◆ **Data section**

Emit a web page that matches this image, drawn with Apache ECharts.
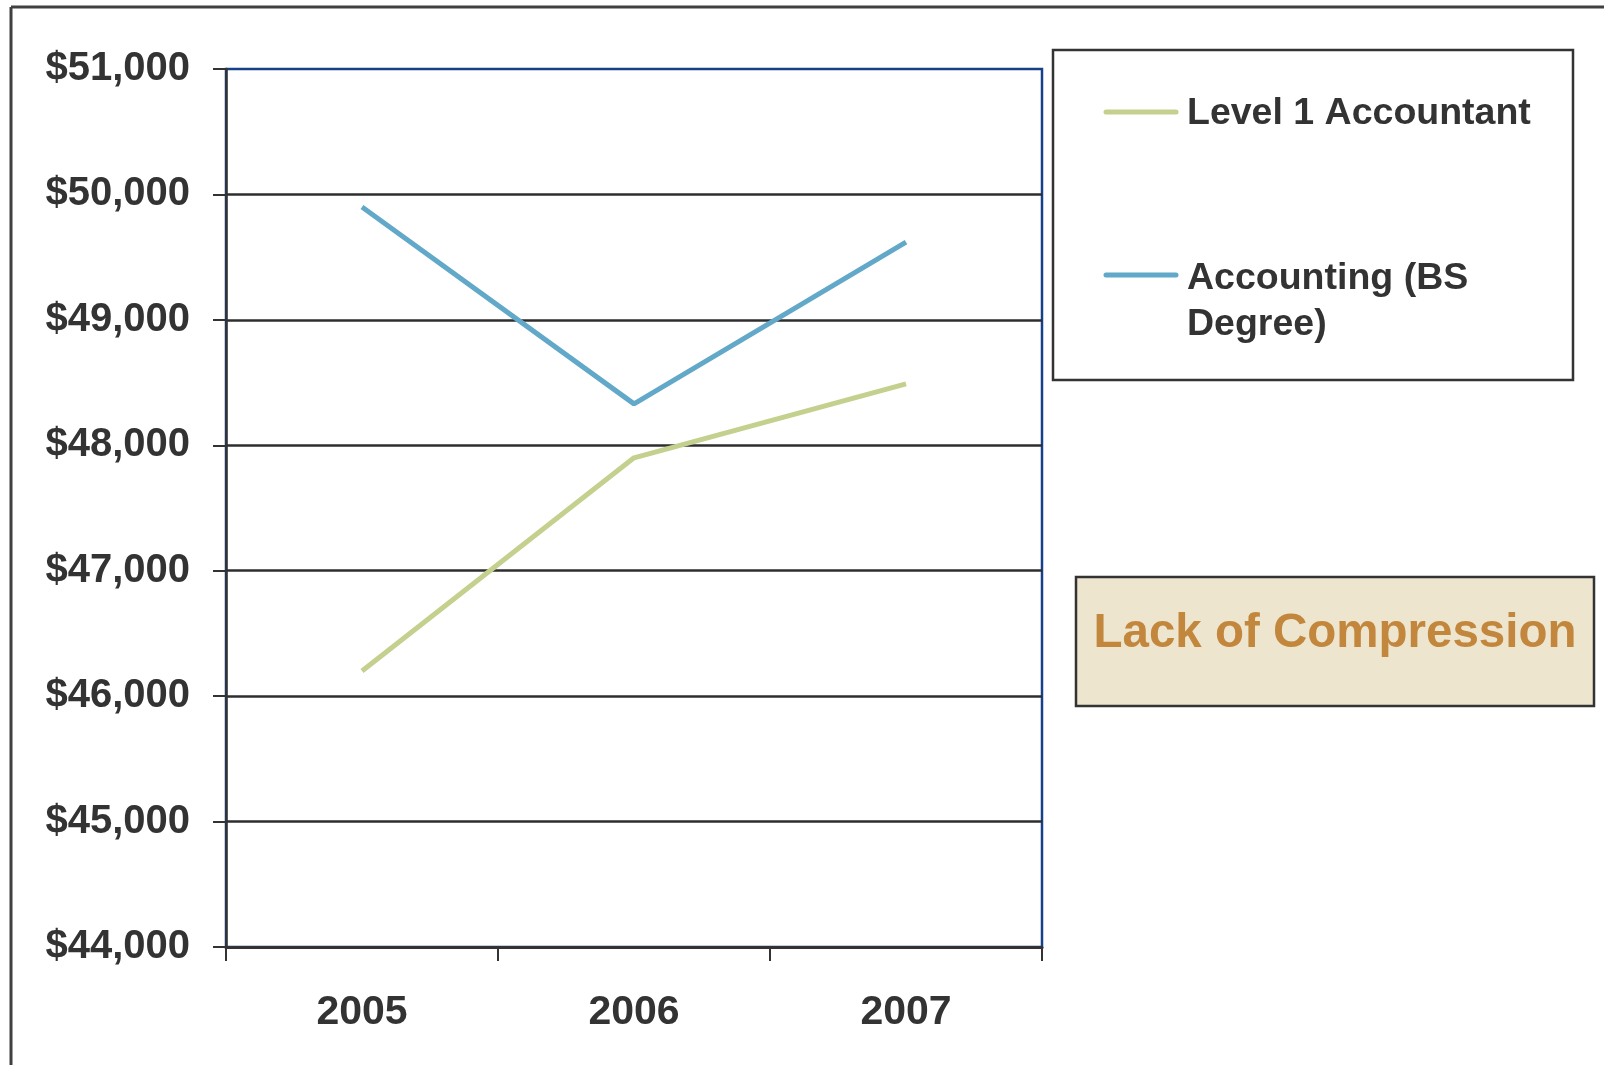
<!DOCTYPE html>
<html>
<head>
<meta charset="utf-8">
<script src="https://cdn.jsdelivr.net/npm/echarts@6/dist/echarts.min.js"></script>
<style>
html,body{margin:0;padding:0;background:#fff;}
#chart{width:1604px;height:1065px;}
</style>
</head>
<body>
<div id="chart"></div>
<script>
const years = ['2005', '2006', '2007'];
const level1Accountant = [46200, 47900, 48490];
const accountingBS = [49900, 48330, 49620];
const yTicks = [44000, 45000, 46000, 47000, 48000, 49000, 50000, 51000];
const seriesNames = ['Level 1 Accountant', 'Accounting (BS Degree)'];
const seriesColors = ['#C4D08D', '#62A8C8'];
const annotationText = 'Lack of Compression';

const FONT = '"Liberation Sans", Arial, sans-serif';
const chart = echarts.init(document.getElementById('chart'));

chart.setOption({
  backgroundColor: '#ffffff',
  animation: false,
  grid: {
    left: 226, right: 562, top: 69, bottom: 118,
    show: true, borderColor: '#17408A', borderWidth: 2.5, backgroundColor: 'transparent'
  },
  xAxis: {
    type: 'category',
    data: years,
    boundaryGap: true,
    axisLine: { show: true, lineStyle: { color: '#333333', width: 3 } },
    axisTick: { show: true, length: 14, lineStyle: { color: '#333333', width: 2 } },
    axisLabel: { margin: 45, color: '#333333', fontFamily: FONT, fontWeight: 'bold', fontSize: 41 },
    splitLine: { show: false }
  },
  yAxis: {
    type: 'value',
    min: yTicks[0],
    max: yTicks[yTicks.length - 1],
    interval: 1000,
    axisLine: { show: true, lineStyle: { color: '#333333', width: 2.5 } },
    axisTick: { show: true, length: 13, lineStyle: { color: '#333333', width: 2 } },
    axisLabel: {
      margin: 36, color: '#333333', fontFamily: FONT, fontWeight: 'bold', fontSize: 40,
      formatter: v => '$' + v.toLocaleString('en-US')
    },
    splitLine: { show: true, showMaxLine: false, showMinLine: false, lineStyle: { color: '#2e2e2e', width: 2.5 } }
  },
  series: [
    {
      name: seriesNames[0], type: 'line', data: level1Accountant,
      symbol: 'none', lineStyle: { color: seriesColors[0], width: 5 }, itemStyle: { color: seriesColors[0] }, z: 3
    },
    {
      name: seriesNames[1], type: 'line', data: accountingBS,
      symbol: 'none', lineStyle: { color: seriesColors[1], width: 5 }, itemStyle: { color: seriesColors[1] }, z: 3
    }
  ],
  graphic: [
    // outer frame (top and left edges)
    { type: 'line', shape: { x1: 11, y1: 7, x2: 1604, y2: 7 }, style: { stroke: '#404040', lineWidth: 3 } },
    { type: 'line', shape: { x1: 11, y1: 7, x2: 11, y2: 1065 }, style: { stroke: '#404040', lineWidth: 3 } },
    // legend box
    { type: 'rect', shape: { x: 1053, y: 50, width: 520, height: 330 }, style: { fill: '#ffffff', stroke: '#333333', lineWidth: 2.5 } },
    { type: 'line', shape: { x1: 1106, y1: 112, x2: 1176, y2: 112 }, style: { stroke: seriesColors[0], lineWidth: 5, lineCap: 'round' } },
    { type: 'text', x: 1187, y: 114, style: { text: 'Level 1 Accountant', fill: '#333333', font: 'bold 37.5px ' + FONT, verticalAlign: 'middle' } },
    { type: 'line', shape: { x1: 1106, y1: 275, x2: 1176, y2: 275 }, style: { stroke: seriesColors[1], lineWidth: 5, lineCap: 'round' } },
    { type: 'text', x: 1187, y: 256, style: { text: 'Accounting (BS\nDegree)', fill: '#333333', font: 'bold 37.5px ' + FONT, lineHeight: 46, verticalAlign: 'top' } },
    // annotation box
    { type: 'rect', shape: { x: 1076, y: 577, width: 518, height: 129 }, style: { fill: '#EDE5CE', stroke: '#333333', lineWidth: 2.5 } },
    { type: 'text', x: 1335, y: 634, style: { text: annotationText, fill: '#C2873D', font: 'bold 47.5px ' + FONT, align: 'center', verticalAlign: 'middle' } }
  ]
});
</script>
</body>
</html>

◆ **What this task involves**
Copy the whole of the material above exactly, but not its images.

◆ **Answer in full**
Emit a web page that matches this image, drawn with Apache ECharts.
<!DOCTYPE html>
<html>
<head>
<meta charset="utf-8">
<script src="https://cdn.jsdelivr.net/npm/echarts@6/dist/echarts.min.js"></script>
<style>
html,body{margin:0;padding:0;background:#fff;}
#chart{width:1604px;height:1065px;}
</style>
</head>
<body>
<div id="chart"></div>
<script>
const years = ['2005', '2006', '2007'];
const level1Accountant = [46200, 47900, 48490];
const accountingBS = [49900, 48330, 49620];
const yTicks = [44000, 45000, 46000, 47000, 48000, 49000, 50000, 51000];
const seriesNames = ['Level 1 Accountant', 'Accounting (BS Degree)'];
const seriesColors = ['#C4D08D', '#62A8C8'];
const annotationText = 'Lack of Compression';

const FONT = '"Liberation Sans", Arial, sans-serif';
const chart = echarts.init(document.getElementById('chart'));

chart.setOption({
  backgroundColor: '#ffffff',
  animation: false,
  grid: {
    left: 226, right: 562, top: 69, bottom: 118,
    show: true, borderColor: '#17408A', borderWidth: 2.5, backgroundColor: 'transparent'
  },
  xAxis: {
    type: 'category',
    data: years,
    boundaryGap: true,
    axisLine: { show: true, lineStyle: { color: '#333333', width: 3 } },
    axisTick: { show: true, length: 14, lineStyle: { color: '#333333', width: 2 } },
    axisLabel: { margin: 45, color: '#333333', fontFamily: FONT, fontWeight: 'bold', fontSize: 41 },
    splitLine: { show: false }
  },
  yAxis: {
    type: 'value',
    min: yTicks[0],
    max: yTicks[yTicks.length - 1],
    interval: 1000,
    axisLine: { show: true, lineStyle: { color: '#333333', width: 2.5 } },
    axisTick: { show: true, length: 13, lineStyle: { color: '#333333', width: 2 } },
    axisLabel: {
      margin: 36, color: '#333333', fontFamily: FONT, fontWeight: 'bold', fontSize: 40,
      formatter: v => '$' + v.toLocaleString('en-US')
    },
    splitLine: { show: true, showMaxLine: false, showMinLine: false, lineStyle: { color: '#2e2e2e', width: 2.5 } }
  },
  series: [
    {
      name: seriesNames[0], type: 'line', data: level1Accountant,
      symbol: 'none', lineStyle: { color: seriesColors[0], width: 5 }, itemStyle: { color: seriesColors[0] }, z: 3
    },
    {
      name: seriesNames[1], type: 'line', data: accountingBS,
      symbol: 'none', lineStyle: { color: seriesColors[1], width: 5 }, itemStyle: { color: seriesColors[1] }, z: 3
    }
  ],
  graphic: [
    // outer frame (top and left edges)
    { type: 'line', shape: { x1: 11, y1: 7, x2: 1604, y2: 7 }, style: { stroke: '#404040', lineWidth: 3 } },
    { type: 'line', shape: { x1: 11, y1: 7, x2: 11, y2: 1065 }, style: { stroke: '#404040', lineWidth: 3 } },
    // legend box
    { type: 'rect', shape: { x: 1053, y: 50, width: 520, height: 330 }, style: { fill: '#ffffff', stroke: '#333333', lineWidth: 2.5 } },
    { type: 'line', shape: { x1: 1106, y1: 112, x2: 1176, y2: 112 }, style: { stroke: seriesColors[0], lineWidth: 5, lineCap: 'round' } },
    { type: 'text', x: 1187, y: 114, style: { text: 'Level 1 Accountant', fill: '#333333', font: 'bold 37.5px ' + FONT, verticalAlign: 'middle' } },
    { type: 'line', shape: { x1: 1106, y1: 275, x2: 1176, y2: 275 }, style: { stroke: seriesColors[1], lineWidth: 5, lineCap: 'round' } },
    { type: 'text', x: 1187, y: 256, style: { text: 'Accounting (BS\nDegree)', fill: '#333333', font: 'bold 37.5px ' + FONT, lineHeight: 46, verticalAlign: 'top' } },
    // annotation box
    { type: 'rect', shape: { x: 1076, y: 577, width: 518, height: 129 }, style: { fill: '#EDE5CE', stroke: '#333333', lineWidth: 2.5 } },
    { type: 'text', x: 1335, y: 634, style: { text: annotationText, fill: '#C2873D', font: 'bold 47.5px ' + FONT, align: 'center', verticalAlign: 'middle' } }
  ]
});
</script>
</body>
</html>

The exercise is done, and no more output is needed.